# START OF Material provided
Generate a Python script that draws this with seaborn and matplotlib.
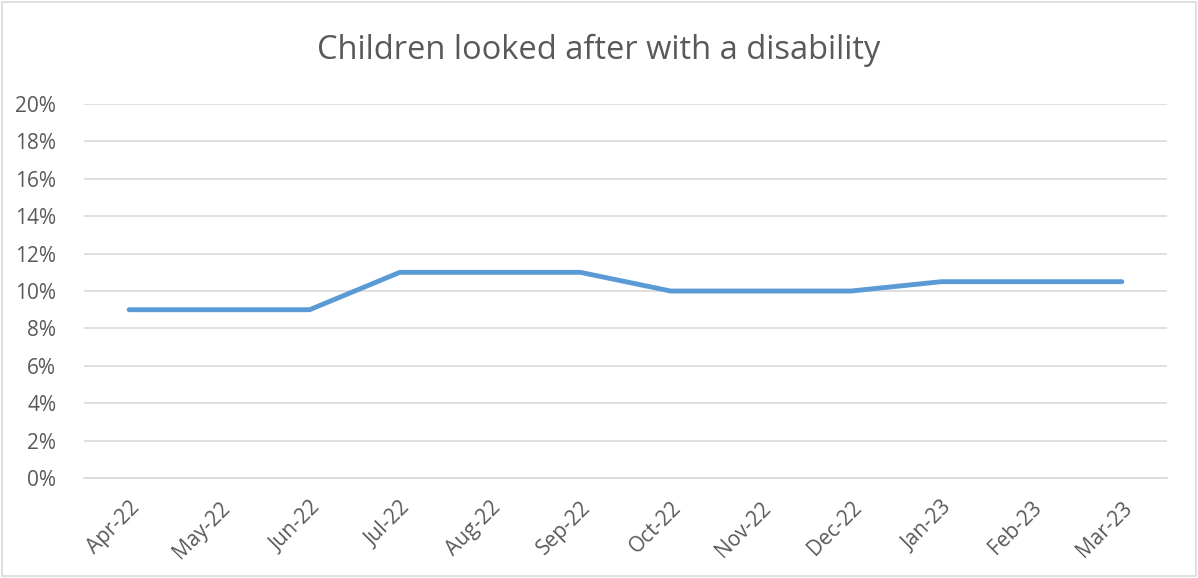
import matplotlib
matplotlib.use("Agg")
import matplotlib.pyplot as plt
from matplotlib.patches import Rectangle
from matplotlib.ticker import FuncFormatter
import seaborn as sns
import pandas as pd

months = ["Apr-22", "May-22", "Jun-22", "Jul-22", "Aug-22", "Sep-22",
          "Oct-22", "Nov-22", "Dec-22", "Jan-23", "Feb-23", "Mar-23"]
disability_pct = [0.09, 0.09, 0.09, 0.11, 0.11, 0.11,
                  0.10, 0.10, 0.10, 0.105, 0.105, 0.105]

sns.set_theme(style="white")
plt.rcParams["font.family"] = ["Open Sans", "DejaVu Sans"]

text_col = "#595959"
grid_col = "#D9D9D9"
line_col = "#5B9BD5"

df = pd.DataFrame({"pos": range(len(months)), "value": disability_pct})

fig = plt.figure(figsize=(11.98, 5.78), dpi=100)
ax = fig.add_axes([0.0701, 0.173, 0.904, 0.647])

sns.lineplot(data=df, x="pos", y="value", ax=ax, color=line_col,
             linewidth=3.5, solid_capstyle="round", solid_joinstyle="round")

ax.set_xlim(-0.5, len(months) - 0.5)
ax.set_ylim(0, 0.20)
ax.set_yticks([i / 100 for i in range(0, 21, 2)])
ax.yaxis.set_major_formatter(FuncFormatter(lambda v, _: f"{round(v * 100)}%"))
ax.grid(axis="y", color=grid_col, linewidth=1.2)
ax.set_axisbelow(True)

ax.set_xticks(range(len(months)))
ax.set_xticklabels(months, rotation=45, ha="right", rotation_mode="anchor")
ax.set_xticks([i - 0.5 for i in range(len(months) + 1)], minor=True)
ax.tick_params(axis="x", which="major", length=0, pad=14,
               labelsize=15, labelcolor=text_col)
ax.tick_params(axis="x", which="minor", length=6, width=1.2, color=grid_col)
ax.tick_params(axis="y", length=0, pad=20, labelsize=15, labelcolor=text_col)

for side in ["left", "right", "top"]:
    ax.spines[side].set_visible(False)
ax.spines["bottom"].set_color(grid_col)
ax.spines["bottom"].set_linewidth(1.2)

ax.set_xlabel("")
ax.set_ylabel("")

fig.text(0.5, 0.912, "Children looked after with a disability",
         ha="center", va="center", fontsize=23.5, color=text_col)

fig.patches.append(Rectangle((0.002, 0.003), 0.996, 0.994, transform=fig.transFigure,
                             fill=False, edgecolor=grid_col, linewidth=1.2))

fig.savefig("out.png", dpi=100, facecolor="white")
# END OF Material provided
Spot every line that holds "seaborn" and copy it.

■ Exercise answer
Generate a Python script that draws this with seaborn and matplotlib.
import seaborn as sns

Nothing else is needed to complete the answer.